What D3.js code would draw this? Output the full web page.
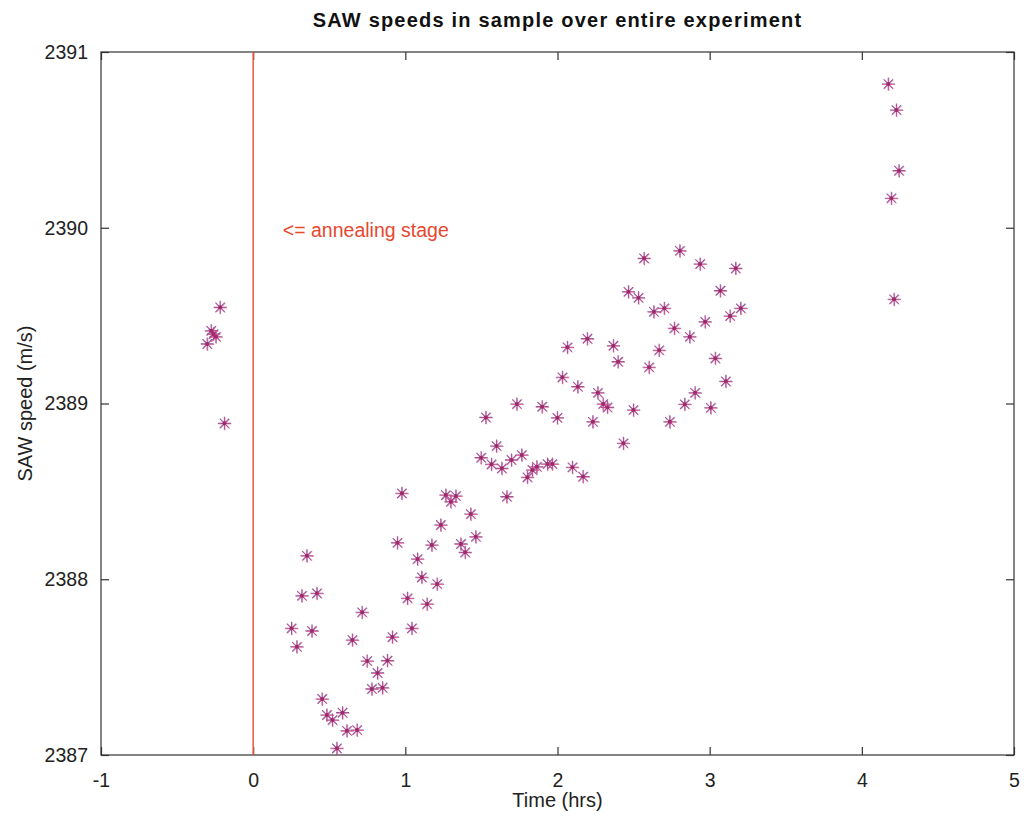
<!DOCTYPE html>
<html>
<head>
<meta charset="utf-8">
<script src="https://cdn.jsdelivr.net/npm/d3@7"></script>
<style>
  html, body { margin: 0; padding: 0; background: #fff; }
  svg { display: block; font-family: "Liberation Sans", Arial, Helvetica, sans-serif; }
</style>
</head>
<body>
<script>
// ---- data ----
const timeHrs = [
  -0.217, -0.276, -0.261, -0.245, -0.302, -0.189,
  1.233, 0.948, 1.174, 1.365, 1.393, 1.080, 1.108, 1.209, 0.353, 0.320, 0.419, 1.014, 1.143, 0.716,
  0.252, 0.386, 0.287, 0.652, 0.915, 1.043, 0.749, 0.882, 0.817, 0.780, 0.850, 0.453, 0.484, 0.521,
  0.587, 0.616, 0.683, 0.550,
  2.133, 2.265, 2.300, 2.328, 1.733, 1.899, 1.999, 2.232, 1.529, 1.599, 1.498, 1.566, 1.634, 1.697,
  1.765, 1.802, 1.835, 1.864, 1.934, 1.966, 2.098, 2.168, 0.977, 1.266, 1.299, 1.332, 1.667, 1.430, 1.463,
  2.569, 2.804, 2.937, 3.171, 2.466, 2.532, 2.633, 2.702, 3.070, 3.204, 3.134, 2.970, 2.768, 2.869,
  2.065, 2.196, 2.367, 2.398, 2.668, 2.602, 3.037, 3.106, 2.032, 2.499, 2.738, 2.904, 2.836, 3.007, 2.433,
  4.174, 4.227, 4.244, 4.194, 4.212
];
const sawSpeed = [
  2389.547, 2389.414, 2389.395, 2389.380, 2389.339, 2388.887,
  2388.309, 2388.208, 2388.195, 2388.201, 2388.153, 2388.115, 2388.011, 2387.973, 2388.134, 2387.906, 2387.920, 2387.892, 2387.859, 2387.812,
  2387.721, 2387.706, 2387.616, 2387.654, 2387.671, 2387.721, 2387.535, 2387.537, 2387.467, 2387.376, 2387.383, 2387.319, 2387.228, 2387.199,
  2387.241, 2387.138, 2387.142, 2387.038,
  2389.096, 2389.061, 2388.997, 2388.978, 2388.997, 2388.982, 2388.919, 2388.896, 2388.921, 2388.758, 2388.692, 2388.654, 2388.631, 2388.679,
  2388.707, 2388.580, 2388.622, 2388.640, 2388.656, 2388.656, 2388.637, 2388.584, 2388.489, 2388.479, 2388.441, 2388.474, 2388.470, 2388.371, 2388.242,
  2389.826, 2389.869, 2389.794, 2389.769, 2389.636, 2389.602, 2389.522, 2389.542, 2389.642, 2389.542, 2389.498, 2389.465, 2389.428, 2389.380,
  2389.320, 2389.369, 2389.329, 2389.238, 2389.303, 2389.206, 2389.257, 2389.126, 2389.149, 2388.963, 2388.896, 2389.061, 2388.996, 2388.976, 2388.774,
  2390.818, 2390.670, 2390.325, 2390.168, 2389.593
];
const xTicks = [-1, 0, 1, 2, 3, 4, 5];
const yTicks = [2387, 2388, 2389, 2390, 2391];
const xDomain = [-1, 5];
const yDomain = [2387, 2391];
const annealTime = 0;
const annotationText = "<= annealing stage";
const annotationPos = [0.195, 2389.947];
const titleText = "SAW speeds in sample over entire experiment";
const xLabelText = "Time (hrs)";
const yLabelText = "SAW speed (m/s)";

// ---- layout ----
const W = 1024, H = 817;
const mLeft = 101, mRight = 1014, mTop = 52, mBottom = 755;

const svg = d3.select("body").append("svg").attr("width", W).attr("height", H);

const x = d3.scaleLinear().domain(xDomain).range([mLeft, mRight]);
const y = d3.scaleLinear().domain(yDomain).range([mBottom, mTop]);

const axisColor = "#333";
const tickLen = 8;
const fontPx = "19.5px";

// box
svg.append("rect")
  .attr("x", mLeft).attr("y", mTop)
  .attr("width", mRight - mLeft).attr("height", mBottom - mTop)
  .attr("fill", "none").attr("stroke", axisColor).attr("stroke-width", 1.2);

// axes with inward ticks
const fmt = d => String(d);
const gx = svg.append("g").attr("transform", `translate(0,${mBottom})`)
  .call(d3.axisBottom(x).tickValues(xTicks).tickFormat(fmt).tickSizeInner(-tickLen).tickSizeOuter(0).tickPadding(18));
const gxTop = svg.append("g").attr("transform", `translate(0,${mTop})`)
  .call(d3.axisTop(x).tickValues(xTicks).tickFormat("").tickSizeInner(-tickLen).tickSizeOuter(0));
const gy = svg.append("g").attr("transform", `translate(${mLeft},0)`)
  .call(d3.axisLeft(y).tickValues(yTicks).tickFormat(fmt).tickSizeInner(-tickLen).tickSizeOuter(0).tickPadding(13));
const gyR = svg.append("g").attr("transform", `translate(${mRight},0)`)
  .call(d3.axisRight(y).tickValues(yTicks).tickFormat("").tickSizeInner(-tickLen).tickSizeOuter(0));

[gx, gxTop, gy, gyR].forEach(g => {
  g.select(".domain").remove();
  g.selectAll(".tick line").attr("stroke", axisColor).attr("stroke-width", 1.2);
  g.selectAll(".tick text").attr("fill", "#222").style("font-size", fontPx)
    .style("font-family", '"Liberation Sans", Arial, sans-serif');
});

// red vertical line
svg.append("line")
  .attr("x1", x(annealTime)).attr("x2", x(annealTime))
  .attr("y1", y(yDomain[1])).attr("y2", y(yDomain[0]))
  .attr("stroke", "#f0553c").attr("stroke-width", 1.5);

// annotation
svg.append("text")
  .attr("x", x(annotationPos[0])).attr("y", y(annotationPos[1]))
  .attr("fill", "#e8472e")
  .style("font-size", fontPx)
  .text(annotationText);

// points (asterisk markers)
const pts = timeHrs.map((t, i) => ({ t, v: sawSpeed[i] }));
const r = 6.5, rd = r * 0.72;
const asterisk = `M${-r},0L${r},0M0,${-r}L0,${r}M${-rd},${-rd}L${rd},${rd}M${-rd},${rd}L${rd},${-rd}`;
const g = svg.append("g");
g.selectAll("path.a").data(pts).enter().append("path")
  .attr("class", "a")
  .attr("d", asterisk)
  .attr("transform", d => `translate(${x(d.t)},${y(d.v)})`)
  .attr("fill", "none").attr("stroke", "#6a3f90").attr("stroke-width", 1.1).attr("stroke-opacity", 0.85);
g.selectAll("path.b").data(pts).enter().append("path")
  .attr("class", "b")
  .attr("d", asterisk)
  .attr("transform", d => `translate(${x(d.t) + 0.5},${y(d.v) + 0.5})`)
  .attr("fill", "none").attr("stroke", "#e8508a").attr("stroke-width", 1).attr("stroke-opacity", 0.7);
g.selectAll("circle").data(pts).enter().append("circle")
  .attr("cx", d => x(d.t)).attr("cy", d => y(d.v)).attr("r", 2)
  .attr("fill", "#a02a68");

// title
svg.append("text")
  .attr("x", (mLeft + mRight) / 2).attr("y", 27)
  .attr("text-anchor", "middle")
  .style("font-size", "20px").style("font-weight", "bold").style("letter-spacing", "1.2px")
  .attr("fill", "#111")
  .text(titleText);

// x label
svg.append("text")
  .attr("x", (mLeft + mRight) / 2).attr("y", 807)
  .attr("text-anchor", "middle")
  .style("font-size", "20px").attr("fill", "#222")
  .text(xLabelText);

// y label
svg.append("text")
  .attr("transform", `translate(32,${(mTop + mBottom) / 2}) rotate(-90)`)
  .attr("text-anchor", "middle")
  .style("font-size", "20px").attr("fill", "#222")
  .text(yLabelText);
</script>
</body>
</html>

**PROBLEM REQUIREMENTS**
Reproduce every line above as written, skipping pictures.

**EXERCISE SOLUTION**
What D3.js code would draw this? Output the full web page.
<!DOCTYPE html>
<html>
<head>
<meta charset="utf-8">
<script src="https://cdn.jsdelivr.net/npm/d3@7"></script>
<style>
  html, body { margin: 0; padding: 0; background: #fff; }
  svg { display: block; font-family: "Liberation Sans", Arial, Helvetica, sans-serif; }
</style>
</head>
<body>
<script>
// ---- data ----
const timeHrs = [
  -0.217, -0.276, -0.261, -0.245, -0.302, -0.189,
  1.233, 0.948, 1.174, 1.365, 1.393, 1.080, 1.108, 1.209, 0.353, 0.320, 0.419, 1.014, 1.143, 0.716,
  0.252, 0.386, 0.287, 0.652, 0.915, 1.043, 0.749, 0.882, 0.817, 0.780, 0.850, 0.453, 0.484, 0.521,
  0.587, 0.616, 0.683, 0.550,
  2.133, 2.265, 2.300, 2.328, 1.733, 1.899, 1.999, 2.232, 1.529, 1.599, 1.498, 1.566, 1.634, 1.697,
  1.765, 1.802, 1.835, 1.864, 1.934, 1.966, 2.098, 2.168, 0.977, 1.266, 1.299, 1.332, 1.667, 1.430, 1.463,
  2.569, 2.804, 2.937, 3.171, 2.466, 2.532, 2.633, 2.702, 3.070, 3.204, 3.134, 2.970, 2.768, 2.869,
  2.065, 2.196, 2.367, 2.398, 2.668, 2.602, 3.037, 3.106, 2.032, 2.499, 2.738, 2.904, 2.836, 3.007, 2.433,
  4.174, 4.227, 4.244, 4.194, 4.212
];
const sawSpeed = [
  2389.547, 2389.414, 2389.395, 2389.380, 2389.339, 2388.887,
  2388.309, 2388.208, 2388.195, 2388.201, 2388.153, 2388.115, 2388.011, 2387.973, 2388.134, 2387.906, 2387.920, 2387.892, 2387.859, 2387.812,
  2387.721, 2387.706, 2387.616, 2387.654, 2387.671, 2387.721, 2387.535, 2387.537, 2387.467, 2387.376, 2387.383, 2387.319, 2387.228, 2387.199,
  2387.241, 2387.138, 2387.142, 2387.038,
  2389.096, 2389.061, 2388.997, 2388.978, 2388.997, 2388.982, 2388.919, 2388.896, 2388.921, 2388.758, 2388.692, 2388.654, 2388.631, 2388.679,
  2388.707, 2388.580, 2388.622, 2388.640, 2388.656, 2388.656, 2388.637, 2388.584, 2388.489, 2388.479, 2388.441, 2388.474, 2388.470, 2388.371, 2388.242,
  2389.826, 2389.869, 2389.794, 2389.769, 2389.636, 2389.602, 2389.522, 2389.542, 2389.642, 2389.542, 2389.498, 2389.465, 2389.428, 2389.380,
  2389.320, 2389.369, 2389.329, 2389.238, 2389.303, 2389.206, 2389.257, 2389.126, 2389.149, 2388.963, 2388.896, 2389.061, 2388.996, 2388.976, 2388.774,
  2390.818, 2390.670, 2390.325, 2390.168, 2389.593
];
const xTicks = [-1, 0, 1, 2, 3, 4, 5];
const yTicks = [2387, 2388, 2389, 2390, 2391];
const xDomain = [-1, 5];
const yDomain = [2387, 2391];
const annealTime = 0;
const annotationText = "<= annealing stage";
const annotationPos = [0.195, 2389.947];
const titleText = "SAW speeds in sample over entire experiment";
const xLabelText = "Time (hrs)";
const yLabelText = "SAW speed (m/s)";

// ---- layout ----
const W = 1024, H = 817;
const mLeft = 101, mRight = 1014, mTop = 52, mBottom = 755;

const svg = d3.select("body").append("svg").attr("width", W).attr("height", H);

const x = d3.scaleLinear().domain(xDomain).range([mLeft, mRight]);
const y = d3.scaleLinear().domain(yDomain).range([mBottom, mTop]);

const axisColor = "#333";
const tickLen = 8;
const fontPx = "19.5px";

// box
svg.append("rect")
  .attr("x", mLeft).attr("y", mTop)
  .attr("width", mRight - mLeft).attr("height", mBottom - mTop)
  .attr("fill", "none").attr("stroke", axisColor).attr("stroke-width", 1.2);

// axes with inward ticks
const fmt = d => String(d);
const gx = svg.append("g").attr("transform", `translate(0,${mBottom})`)
  .call(d3.axisBottom(x).tickValues(xTicks).tickFormat(fmt).tickSizeInner(-tickLen).tickSizeOuter(0).tickPadding(18));
const gxTop = svg.append("g").attr("transform", `translate(0,${mTop})`)
  .call(d3.axisTop(x).tickValues(xTicks).tickFormat("").tickSizeInner(-tickLen).tickSizeOuter(0));
const gy = svg.append("g").attr("transform", `translate(${mLeft},0)`)
  .call(d3.axisLeft(y).tickValues(yTicks).tickFormat(fmt).tickSizeInner(-tickLen).tickSizeOuter(0).tickPadding(13));
const gyR = svg.append("g").attr("transform", `translate(${mRight},0)`)
  .call(d3.axisRight(y).tickValues(yTicks).tickFormat("").tickSizeInner(-tickLen).tickSizeOuter(0));

[gx, gxTop, gy, gyR].forEach(g => {
  g.select(".domain").remove();
  g.selectAll(".tick line").attr("stroke", axisColor).attr("stroke-width", 1.2);
  g.selectAll(".tick text").attr("fill", "#222").style("font-size", fontPx)
    .style("font-family", '"Liberation Sans", Arial, sans-serif');
});

// red vertical line
svg.append("line")
  .attr("x1", x(annealTime)).attr("x2", x(annealTime))
  .attr("y1", y(yDomain[1])).attr("y2", y(yDomain[0]))
  .attr("stroke", "#f0553c").attr("stroke-width", 1.5);

// annotation
svg.append("text")
  .attr("x", x(annotationPos[0])).attr("y", y(annotationPos[1]))
  .attr("fill", "#e8472e")
  .style("font-size", fontPx)
  .text(annotationText);

// points (asterisk markers)
const pts = timeHrs.map((t, i) => ({ t, v: sawSpeed[i] }));
const r = 6.5, rd = r * 0.72;
const asterisk = `M${-r},0L${r},0M0,${-r}L0,${r}M${-rd},${-rd}L${rd},${rd}M${-rd},${rd}L${rd},${-rd}`;
const g = svg.append("g");
g.selectAll("path.a").data(pts).enter().append("path")
  .attr("class", "a")
  .attr("d", asterisk)
  .attr("transform", d => `translate(${x(d.t)},${y(d.v)})`)
  .attr("fill", "none").attr("stroke", "#6a3f90").attr("stroke-width", 1.1).attr("stroke-opacity", 0.85);
g.selectAll("path.b").data(pts).enter().append("path")
  .attr("class", "b")
  .attr("d", asterisk)
  .attr("transform", d => `translate(${x(d.t) + 0.5},${y(d.v) + 0.5})`)
  .attr("fill", "none").attr("stroke", "#e8508a").attr("stroke-width", 1).attr("stroke-opacity", 0.7);
g.selectAll("circle").data(pts).enter().append("circle")
  .attr("cx", d => x(d.t)).attr("cy", d => y(d.v)).attr("r", 2)
  .attr("fill", "#a02a68");

// title
svg.append("text")
  .attr("x", (mLeft + mRight) / 2).attr("y", 27)
  .attr("text-anchor", "middle")
  .style("font-size", "20px").style("font-weight", "bold").style("letter-spacing", "1.2px")
  .attr("fill", "#111")
  .text(titleText);

// x label
svg.append("text")
  .attr("x", (mLeft + mRight) / 2).attr("y", 807)
  .attr("text-anchor", "middle")
  .style("font-size", "20px").attr("fill", "#222")
  .text(xLabelText);

// y label
svg.append("text")
  .attr("transform", `translate(32,${(mTop + mBottom) / 2}) rotate(-90)`)
  .attr("text-anchor", "middle")
  .style("font-size", "20px").attr("fill", "#222")
  .text(yLabelText);
</script>
</body>
</html>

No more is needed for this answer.